Puesta austera. Detrás, con parsimonia típica de baterista de blues, emerge la figura calva de Joe Yuele. Su tempo es exacto, jamás se desorbita. A la derecha, un bajista (el más joven de la banda) al que no se le mueve un pelo: Hank Van Sickle. Toca parado. Hace una marca en el piso de tanta quietud y nunca se equivoca. Base sólida, apta para pasear cómoda por todos los subgéneros del blues. A la izquierda, un gordazo con cara de bueno que toca como atravesado por una magia divina. Su nombre es Buddy Whittington. Escuchar cualquiera de sus solos, en especial el de “Help me than the day”, otra gema de King pero incluida originalmente en Life in the jungle (1993) o el jazzeado “Congo Square” (Sense of palace, 1990), acerca una primera impresión. Si él (Whittington) hubiese nacido 20 años antes, seguramente Mayall lo hubiese sumado a su pléyade de futuras estrellas. Dicho de otra manera, si hubiese merodeado los pubs de Londres a fines de los sesenta, seguramente habría corrido la suerte de todas aquellas luminarias que Mayall impulsó: Eric Clapton, Mick Taylor o Peter Green, por nombrar alguno de sus nenes. Sin exagerar: el gusto, la versatilidad, la profundidad y el feeling de Whittington lo ubican entre los mejores guitarristas del género en los últimos –largos– años.

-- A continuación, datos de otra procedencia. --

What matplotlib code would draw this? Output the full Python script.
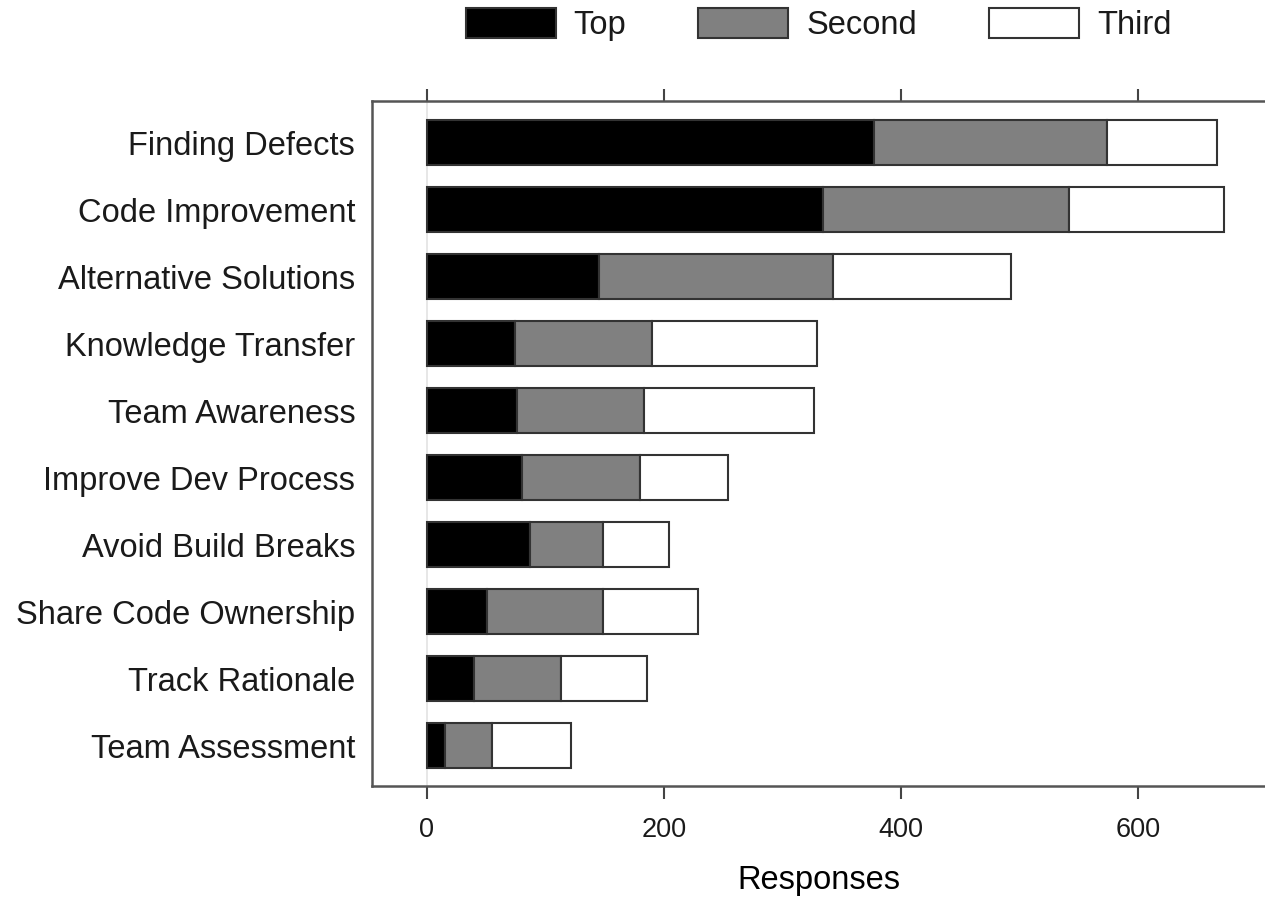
import matplotlib.pyplot as plt
import numpy as np

plt.rcParams['font.family'] = ['Liberation Sans', 'DejaVu Sans']
plt.rcParams['text.color'] = '#1a1a1a'
plt.rcParams['xtick.color'] = '#1a1a1a'
plt.rcParams['ytick.color'] = '#1a1a1a'

# данные
categories = ['Finding Defects', 'Code Improvement', 'Alternative Solutions',
              'Knowledge Transfer', 'Team Awareness', 'Improve Dev Process',
              'Avoid Build Breaks', 'Share Code Ownership', 'Track Rationale',
              'Team Assessment']
top = [377, 334, 145, 74, 76, 80, 87, 51, 40, 15]
second = [197, 208, 198, 116, 107, 100, 62, 98, 73, 40]
third = [93, 131, 150, 139, 144, 74, 55, 80, 73, 67]
series_names = ['Top', 'Second', 'Third']
x_ticks = [0, 200, 400, 600]

fig = plt.figure(figsize=(12.65, 9), dpi=100)
ax = fig.add_axes([0.294, 0.1267, 0.706, 0.7611])

y = np.arange(len(categories))[::-1]
top = np.array(top)
second = np.array(second)
third = np.array(third)

edge = '#333333'
h = 0.67
b1 = ax.barh(y, top, height=h, color='black', edgecolor=edge, linewidth=1.5, label=series_names[0], zorder=2)
b2 = ax.barh(y, second, left=top, height=h, color='#808080', edgecolor=edge, linewidth=1.5, label=series_names[1], zorder=2)
b3 = ax.barh(y, third, left=top + second, height=h, color='white', edgecolor=edge, linewidth=1.5, label=series_names[2], zorder=2)

# слабая линия на нуле
ax.axvline(0, color='#e3e3e3', lw=1.2, zorder=0)

ax.set_xlim(-46.4, 707.2)
ax.set_ylim(-0.6, 9.62)
ax.set_yticks(y)
ax.set_yticklabels(categories, fontsize=23.5)
ax.tick_params(axis='y', length=0, pad=12)
ax.set_xticks(x_ticks)
ax.tick_params(axis='x', which='both', top=True, bottom=True, labeltop=False,
               direction='out', length=9, width=1.5, color='#444444',
               labelsize=19.5, pad=13)
ax.set_xlabel('Responses', fontsize=23.5, labelpad=16)

ax.spines['right'].set_visible(False)
for s in ['left', 'top', 'bottom']:
    ax.spines[s].set_color('#555555')
    ax.spines[s].set_linewidth(1.8)

fig.legend(handles=[b1, b2, b3], loc='center', bbox_to_anchor=(0.647, 0.973),
           ncol=3, frameon=False, fontsize=23.5, handlelength=2.76,
           handleheight=1.05, handletextpad=0.55, columnspacing=2.2,
           borderpad=0)

plt.savefig('out.png', dpi=100)
plt.close()
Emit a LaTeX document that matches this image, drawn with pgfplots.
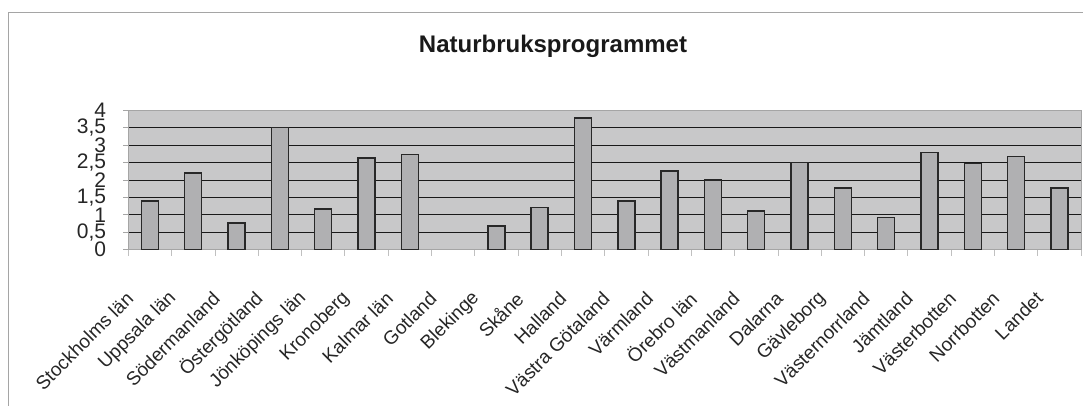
\documentclass[border=0pt]{standalone}
\usepackage{pgfplots}
\pgfplotsset{compat=1.18}
\usepackage{fontspec}
\setmainfont{Liberation Sans}
\definecolor{plotbg}{RGB}{200,200,201}
\definecolor{barfill}{RGB}{176,176,178}
\definecolor{baredge}{RGB}{40,40,40}
\definecolor{framegray}{RGB}{165,165,165}
\begin{document}
\begin{tikzpicture}
\path[use as bounding box] (0pt,0pt) rectangle (1083pt,405pt);
\draw[framegray, line width=0.8pt] (8pt,-10pt) rectangle (1095pt,393pt);
\node[anchor=base, font=\fontsize{24}{28}\selectfont\bfseries, text=black!90] at (553pt,352pt) {Naturbruksprogrammet};
\begin{axis}[
  at={(128.3pt,155.3pt)}, anchor=south west,
  scale only axis, width=952.7pt, height=139.7pt,
  xmin=-0.5, xmax=21.5, ymin=0, ymax=4,
  ybar, bar width=17pt,
  axis background/.style={fill=plotbg},
  axis line style={draw=framegray, line width=0.8pt},
  tick pos=left,
  xtick={0,...,21},
  xticklabels={Stockholms län,Uppsala län,Södermanland,Östergötland,Jönköpings län,Kronoberg,Kalmar län,Gotland,Blekinge,Skåne,Halland,Västra Götaland,Värmland,Örebro län,Västmanland,Dalarna,Gävleborg,Västernorrland,Jämtland,Västerbotten,Norrbotten,Landet},
  major x tick style={draw=none},
  minor xtick={-0.5,0.5,...,21.5},
  minor tick length=6pt,
  minor x tick style={draw=framegray!70, line width=0.7pt},
  ytick={0,0.5,...,4},
  major tick length=5pt,
  tick align=outside,
  ytick style={draw=framegray, line width=0.7pt},
  ymajorgrids, major grid style={draw=black!90, line width=0.7pt},
  /pgf/number format/use comma,
  /pgf/number format/assume math mode=true,
  yticklabel style={font=\fontsize{21}{21}\selectfont, text=black!85, anchor=east, inner sep=0pt, xshift=-17pt},
  xticklabel style={font=\fontsize{19}{19}\selectfont, text=black!85, inner sep=0pt, anchor=east, xshift=-20pt, yshift=-40.5pt, rotate=45},
  clip=false,
]
\addplot[fill=barfill, draw=baredge, line width=1.4pt] coordinates {
(0,1.4) (1,2.2) (2,0.77) (3,3.5) (4,1.16) (5,2.63) (6,2.72)
(8,0.68) (9,1.2) (10,3.77) (11,1.39) (12,2.25) (13,2.0) (14,1.11)
(15,2.49) (16,1.77) (17,0.92) (18,2.78) (19,2.46) (20,2.67) (21,1.77)
};
\end{axis}
\end{tikzpicture}
\end{document}
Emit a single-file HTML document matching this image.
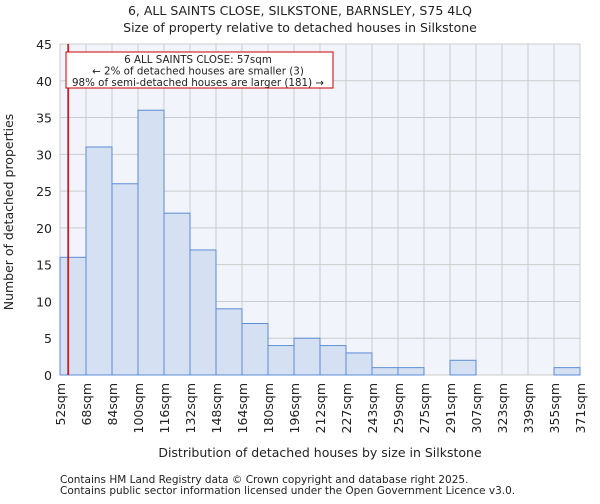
<!DOCTYPE html>
<html><head><meta charset="utf-8"><style>
body{margin:0;background:#fff;font-family:"DejaVu Sans","Liberation Sans",sans-serif;}
svg text{font-family:"DejaVu Sans","Liberation Sans",sans-serif;fill:#222;}
</style></head><body>
<svg id="chart" width="600" height="500">
<text x="300" y="15" text-anchor="middle" font-size="12.5">6, ALL SAINTS CLOSE, SILKSTONE, BARNSLEY, S75 4LQ</text>
<text x="300" y="32" text-anchor="middle" font-size="12.5">Size of property relative to detached houses in Silkstone</text>
<rect x="60" y="44" width="520" height="331" fill="#f1f4fb"/>
<g id="grid"></g>
<g id="bars"></g>
<g id="ticks"></g>
<text x="0" y="0" transform="translate(13,212) rotate(-90)" text-anchor="middle" font-size="12.5">Number of detached properties</text>
<text x="320" y="457" text-anchor="middle" font-size="12.5">Distribution of detached houses by size in Silkstone</text>
<text x="60" y="483" font-size="10.5" fill="#555">Contains HM Land Registry data © Crown copyright and database right 2025.</text>
<text x="60" y="494" font-size="10.5" fill="#555">Contains public sector information licensed under the Open Government Licence v3.0.</text>
<g id="marker"></g>
<rect x="66" y="52" width="267" height="36" fill="#fff" stroke="#cc0000" stroke-width="1"/>
<text x="198" y="63" text-anchor="middle" font-size="10.3">6 ALL SAINTS CLOSE: 57sqm</text>
<text x="198" y="74.5" text-anchor="middle" font-size="10.3">← 2% of detached houses are smaller (3)</text>
<text x="198" y="86" text-anchor="middle" font-size="10.3">98% of semi-detached houses are larger (181) →</text>
</svg>
<script>
const binLabels=["52sqm","68sqm","84sqm","100sqm","116sqm","132sqm","148sqm","164sqm","180sqm","196sqm","212sqm","227sqm","243sqm","259sqm","275sqm","291sqm","307sqm","323sqm","339sqm","355sqm","371sqm"];
const counts=[16,31,26,36,22,17,9,7,4,5,4,3,1,1,0,2,0,0,0,1];
const yTicks=[0,5,10,15,20,25,30,35,40,45];
const markerSize=57;
const binStart=52, binStep=16;
const NS="http://www.w3.org/2000/svg";
const X0=60,X1=580,Y0=375,Y1=44,YMAX=45;
const bw=(X1-X0)/counts.length;
function xs(i){return X0+i*bw;}
function ys(v){return Y0-(v/YMAX)*(Y0-Y1);}
function mk(tag,attrs,parent){const e=document.createElementNS(NS,tag);for(const k in attrs)e.setAttribute(k,attrs[k]);document.getElementById(parent).appendChild(e);return e;}
yTicks.forEach(t=>{
 const l=mk('line',{x1:X0,x2:X1,y1:ys(t),y2:ys(t),stroke:'#cccccc','stroke-width':1},'grid');
 
 
 const tx=mk('text',{x:X0-8,y:ys(t)+5,'text-anchor':'end','font-size':12.5},'ticks');
 tx.textContent=t;
 
 
});
binLabels.forEach((lab,i)=>{
 const l=mk('line',{x1:xs(i),x2:xs(i),y1:Y1,y2:Y0,stroke:'#cccccc','stroke-width':1},'grid');
 
 
 const tx=mk('text',{x:0,y:0,transform:`translate(${xs(i)+5},${Y0+8}) rotate(-90)`,'text-anchor':'end','font-size':12.5},'ticks');
 tx.textContent=lab;
 
 
});
counts.forEach((c,i)=>{
 if(c<=0)return;
 const r=mk('rect',{x:xs(i),y:ys(c),width:bw,height:Y0-ys(c),fill:'#d6e0f3',stroke:'#5b8dd6','stroke-width':1},'bars');
 
 
});
const mx=X0+(markerSize-binStart)/binStep*bw;
const ml=mk('line',{x1:mx,x2:mx,y1:Y1,y2:Y0,stroke:'#cc0000','stroke-width':1.5},'marker');


</script>
</body></html>
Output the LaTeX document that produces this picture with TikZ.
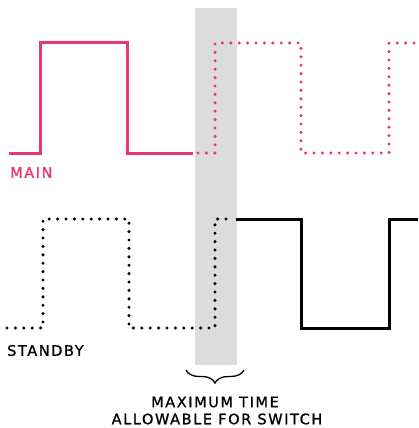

Y, cómo negarlo, deja bien parado a Mayall. Tiene 74 años, está poblado de canas, pero su olfato como rastreador de genios sigue intacto. Siempre lo ha sido. En los sesenta y hoy. Borracho o lúcido. En Londres o en Los Angeles, el viejo militante de la causa negra, el padrino, el “inventor” del blues blanco –junto a Alexis Korner– aún sabe cómo rodearse. Y entonces, cuando se sabe elegir buenas compañías, hay medio problema resuelto. Son muchos los pasajes en los que, incluso, Mayall se corre de la escena y, generoso, le cede el protagonismo a su guitar-hero. Sabe que sus punteos erizan, duelen en el alma, emocionan. A los que escuchan debajo, y a él. Porque si hay otra conclusión, esta noche, es que Mayall sigue disfrutando de lo que hace. Se ríe, luce un impecable estado físico, interactúa con la gente. A veces canta –con su habitual tono agudo–, otras toca el sintetizador –clave en su repertorio–, o la armónica. O hace las tres cosas juntas sin necesidad de tubos de oxígeno (Lemmy Kilmister, Hangar) o de largos descansos con la banda librada al azar (Ian Gillan, Luna Park). Y a veces –aunque no haga falta– empuña la guitarra. El set, salvo excepciones, es más festivo que desgarrador; más up que épico, más relajado que intenso. Más pasado reciente que lejano. De los tardíos sesenta, Mayall reflota el sentido “Hideway” (Bluesbreakers with Eric Clapton, 1966), también perteneciente a la dupla King-Thompson; “Room to move”, una de sus piezas más conocidas, que vio la luz por primera vez en aquel resumen en vivo del período (The Turning Point, 1969); “Somebody’s acting like a child”, séptimo track de Blues from Laurel Canyon, según la flamante reedición de Universal casi 40 años después de la original. El resto se reparte entre material de los noventa (“Eye for an eye”, de Cross country blues; “One life to live”, de Life in the jungle; “Ain’t no Brakeman”, de Sppining Coin; o el mismo “Congo Square”), otra demostración de que Mayall siempre vivió el blues con el sabor de la espontaneidad. Presente. Natural y fluido, como cuando se le ocurrió armar la primera gran escuela y la llamó, premonitorio, Bluesbreakers.